The committee recognises that there are a number of practical considerations that has to receive attention when considering the recurrent taxation of immovable property.
“The first is the concern about liquidity and the ability to pay. It is not generally feasible to sell off a small portion of land or a home in order to meet the tax liability. The property or land tax needs to be paid from income.”
The committee acknowledged that farmers, who may include previously disadvantaged individuals, who have benefitted from land redistribution policies and retired people with limited incomes will be affected.
Williams says the increase “on paper” of the value of one’s house could threaten housing affordability, particularly when these property price increases are large.
She refers to the housing market conditions from 2000 to 2008 where property price inflation has been reported as being 304% during this period.
Land tax on the value of one’s house would then have quadrupled, if it had been in place at the time.

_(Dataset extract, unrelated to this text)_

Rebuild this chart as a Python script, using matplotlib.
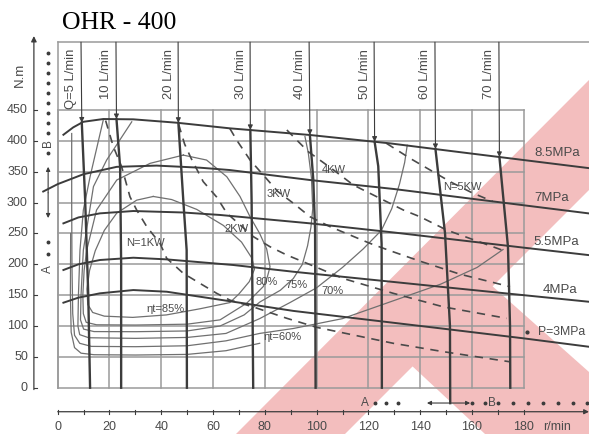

One can imagine the potential for people to lose their homes in this kind of situation.
“In the circumstances, it is a relief that the committee has recognised some of the real problems with a potential land tax, and recommended no land tax in the near future, with an initial period of data gathering and further consideration of potential wealth taxes,” says Williams.
One would also have expected a discussion around exemptions for personal homes, she adds.
The committee also considered pension assets. Three quarters of household assets in South Africa are financial, with interests in pension funds and long-term insurers constituting the single largest category.
However, it found that a wealth tax may not only discourage saving but may lead to people not holding wealth to fund their needs in future.
The committee noted that capital-related taxes in South Africa such as dividend and capital gains tax, have much lower revenue potential than elsewhere.
Higher taxes might undermine the country’s simultaneous efforts of encouraging capital formation and lowering the dependency on foreign capital inflows.
There is concern that excessive taxation on investment can reach the point where capital is invested abroad, legally or illegally.
According to the Davis wealth report, a substantial proportion of South Africa’s wealth (R2.2 trillion) is held in retirement funds.
The tax incentives and exemptions granted to South Africa’s retirement funds are well motivated, given the fact that overall life expectancy is expected to increase to 70 by 2030.
The committee, however, added that the retirement funds of South Africa have become relative tax havens for the wealthy in comparison to the privately held savings and investments.
The committee frequently referred to the extremely high wealth inequality in South Africa, saying it poses a threat to social stability and inclusive growth.
“It is timely for South Africa to consider a range of ways in which wealth inequality can be reduced,” the report says.
Keith Engel, CEO of the South African Institute of Tax Professionals, says he appreciates the moderate tone and consideration that went into the report.
However, he expressed a deep discomfort with it. One cannot deny that South Africa has a high level of inequality and the associated unsustainable nature of the current economic circumstance, he says.
“However, the report wrongly fixates on the label of a wealth tax as a viable solution as the only inevitable remedy without meaningful regard to current government interventions.”
He says that estate duty, income tax and current allocation of government budget expenditure already make massive in-roads in this regard despite the lack of a tax labelled “wealth tax”.
“Post-1994 South Africa has made more efforts in this direction than any other country. Multi-lateral organisations indeed recognise that redistribution has its limits.”
Engel says at some point, growth at the bottom-end without forcing further compromises on the rest is the only realistic way out.
“A further tax on the wealthy (in any form) becomes counter-productive no matter the label and no matter the cause. Enough is simply enough.”
The committee says most of the wealth tax submissions received point to the fact that wasteful and corrupt government expenditure should be curbed.
The committee emphasises that the enhancement of existing wealth taxes, coupled with a decrease in unauthorised and wasteful expenditure and enhanced tax morality will go some way towards reducing South Africa’s unsustainable levels of inequality.